▸ EXERCISE OBJECTIVE
Copy from the first line below down to and including the line with "const belowPeaks = [0, 5, 7, 8, 11];". Skip the pictures.

══ DATA PROVIDED

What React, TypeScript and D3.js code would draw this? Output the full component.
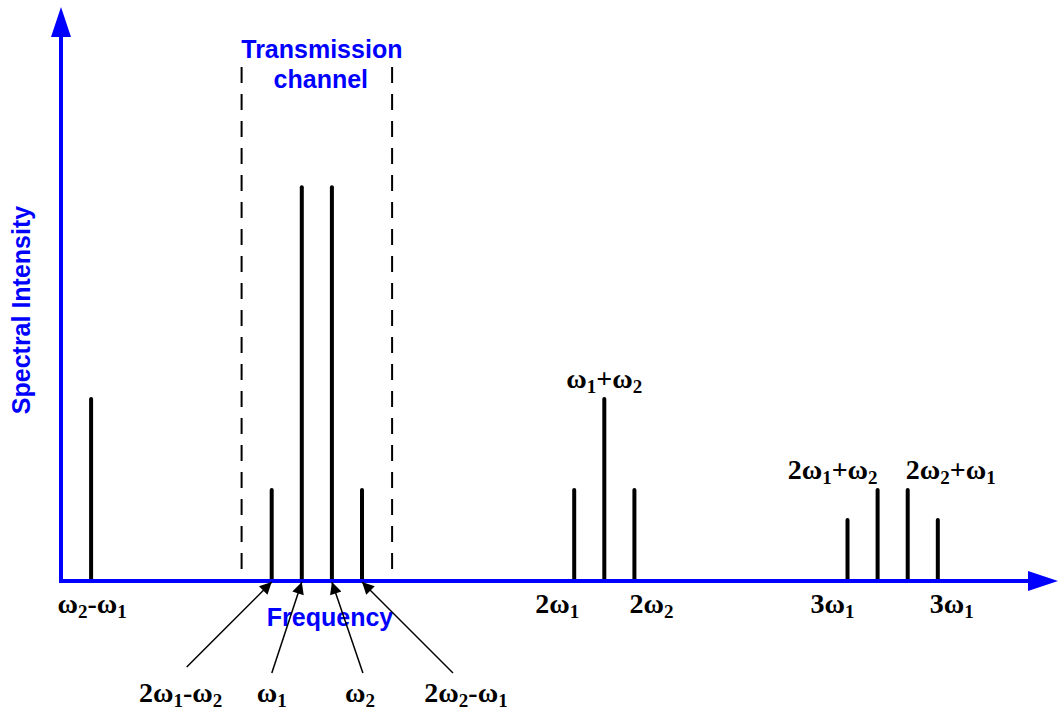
import React from 'react';
import * as d3 from 'd3';

// peak positions (frequency units) and heights (relative intensity)
const freqs = [1, 7, 8, 9, 10, 17.05, 18.05, 19.05, 26.13, 27.13, 28.13, 29.13];
const intensities = [2, 1, 4.33, 4.33, 1, 1, 2, 1, 0.67, 1, 1, 0.67];

// labels under the axis, tied to a peak index
const belowLabels = ['ω_2-ω_1', '2ω_1', '2ω_2', '3ω_1', '3ω_1'];
const belowPeaks = [0, 5, 7, 8, 11];

// labels above peaks
const aboveLabels = ['ω_1+ω_2', '2ω_1+ω_2', '2ω_2+ω_1'];
const abovePeaks = [6, 9, 10];

// arrow-annotated peaks inside the channel
const arrowLabels = ['2ω_1-ω_2', 'ω_1', 'ω_2', '2ω_2-ω_1'];
const arrowPeaks = [1, 2, 3, 4];

const channel = [6, 11];
const channelTop = 5.65;

const W = 1059;
const H = 713;
const BLUE = '#0000ff';

const x = d3.scaleLinear().domain([0, 33]).range([61, 61 + 33 * 30.1]);
const y = d3.scaleLinear().domain([0, 6.3]).range([581, 8]);

// render "ω_2-ω_1" with subscript digits
const Label = ({ text, ...rest }: { text: string; [k: string]: any }) => {
  const parts: { s: string; sub: boolean }[] = [];
  let i = 0;
  while (i < text.length) {
    if (text[i] === '_') {
      parts.push({ s: text[i + 1], sub: true });
      i += 2;
    } else {
      let j = i;
      while (j < text.length && text[j] !== '_') j++;
      parts.push({ s: text.slice(i, j), sub: false });
      i = j;
    }
  }
  let shifted = false;
  return (
    <text {...rest}>
      {parts.map((p, k) => {
        let dy = 0;
        if (p.sub && !shifted) { dy = 5; shifted = true; }
        else if (!p.sub && shifted) { dy = -5; shifted = false; }
        return (
          <tspan key={k} dy={dy} fontSize={p.sub ? 19 : 28}>{p.s}</tspan>
        );
      })}
    </text>
  );
};

const belowDx = [1, -17, 17, -15, 14];
const arrowTailDx = [-85, -30, 31, 91];
const arrowTailY = [667, 673, 673, 673];
const arrowLabelDx = [-91, -30, 28, 104];

const App = () => {
  const serif = { fontFamily: '"Liberation Serif", "Times New Roman", serif', fontWeight: 'bold', fill: '#000' } as const;
  const sans = { fontFamily: '"Liberation Sans", Arial, sans-serif', fontWeight: 'bold', fill: BLUE, fontSize: 25 } as const;
  const x0 = x(0);
  const y0 = y(0);
  const xEnd = 1058;
  return (
    <svg width={W} height={H} style={{ position: 'absolute', left: 0, top: 0 }}>
      <defs>
        <marker id="ah" viewBox="0 0 10 10" refX="10" refY="5" markerWidth="16" markerHeight="12"
          markerUnits="userSpaceOnUse" orient="auto">
          <path d="M0,0 L10,5 L0,10 z" fill="#000" />
        </marker>
      </defs>

      {/* channel dashed borders */}
      {channel.map((c, i) => (
        <line key={i} x1={x(c)} x2={x(c)} y1={y(channelTop)} y2={y0 - 2}
          stroke="#000" strokeWidth={2} strokeDasharray="16 11" />
      ))}
      <text {...sans} x={(x(channel[0]) + x(channel[1])) / 2 + 5} y={58} textAnchor="middle">Transmission</text>
      <text {...sans} x={(x(channel[0]) + x(channel[1])) / 2 + 4} y={88} textAnchor="middle">channel</text>

      {/* peaks */}
      {freqs.map((f, i) => (
        <line key={i} x1={x(f)} x2={x(f)} y1={y0} y2={y(intensities[i])}
          stroke="#000" strokeWidth={4} strokeLinecap="round" />
      ))}

      {/* axes */}
      <line x1={x0} x2={x0} y1={y0 + 2} y2={30} stroke={BLUE} strokeWidth={4} />
      <path d={`M${x0 - 10},37 L${x0},7 L${x0 + 10},37 z`} fill={BLUE} />
      <line x1={x0 - 2} x2={xEnd - 25} y1={y0} y2={y0} stroke={BLUE} strokeWidth={4} />
      <path d={`M${xEnd - 30},${y0 - 10} L${xEnd},${y0} L${xEnd - 30},${y0 + 10} z`} fill={BLUE} />

      <text {...sans} transform={`translate(30,${310}) rotate(-90)`} textAnchor="middle">Spectral Intensity</text>
      <text {...sans} x={330} y={626} textAnchor="middle">Frequency</text>

      {/* labels below the axis */}
      {belowLabels.map((t, i) => (
        <Label key={i} text={t} {...serif} x={x(freqs[belowPeaks[i]]) + belowDx[i]} y={613} textAnchor="middle" />
      ))}

      {/* labels above peaks */}
      {aboveLabels.map((t, i) => {
        const p = abovePeaks[i];
        const dx = i === 0 ? 0 : i === 1 ? -45 : 43;
        return (
          <Label key={i} text={t} {...serif} x={x(freqs[p]) + dx} y={y(intensities[p]) - 11} textAnchor="middle" />
        );
      })}

      {/* arrows into the channel */}
      {arrowLabels.map((t, i) => {
        const px = x(freqs[arrowPeaks[i]]);
        return (
          <g key={i}>
            <line x1={px + arrowTailDx[i]} y1={arrowTailY[i]} x2={px} y2={y0 + 1}
              stroke="#000" strokeWidth={1.5} markerEnd="url(#ah)" />
            <Label text={t} {...serif} x={px + arrowLabelDx[i]} y={702} textAnchor="middle" />
          </g>
        );
      })}
    </svg>
  );
};

export default App;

════

▸ TASK RESPONSE
What React, TypeScript and D3.js code would draw this? Output the full component.
import React from 'react';
import * as d3 from 'd3';

// peak positions (frequency units) and heights (relative intensity)
const freqs = [1, 7, 8, 9, 10, 17.05, 18.05, 19.05, 26.13, 27.13, 28.13, 29.13];
const intensities = [2, 1, 4.33, 4.33, 1, 1, 2, 1, 0.67, 1, 1, 0.67];

// labels under the axis, tied to a peak index
const belowLabels = ['ω_2-ω_1', '2ω_1', '2ω_2', '3ω_1', '3ω_1'];
const belowPeaks = [0, 5, 7, 8, 11];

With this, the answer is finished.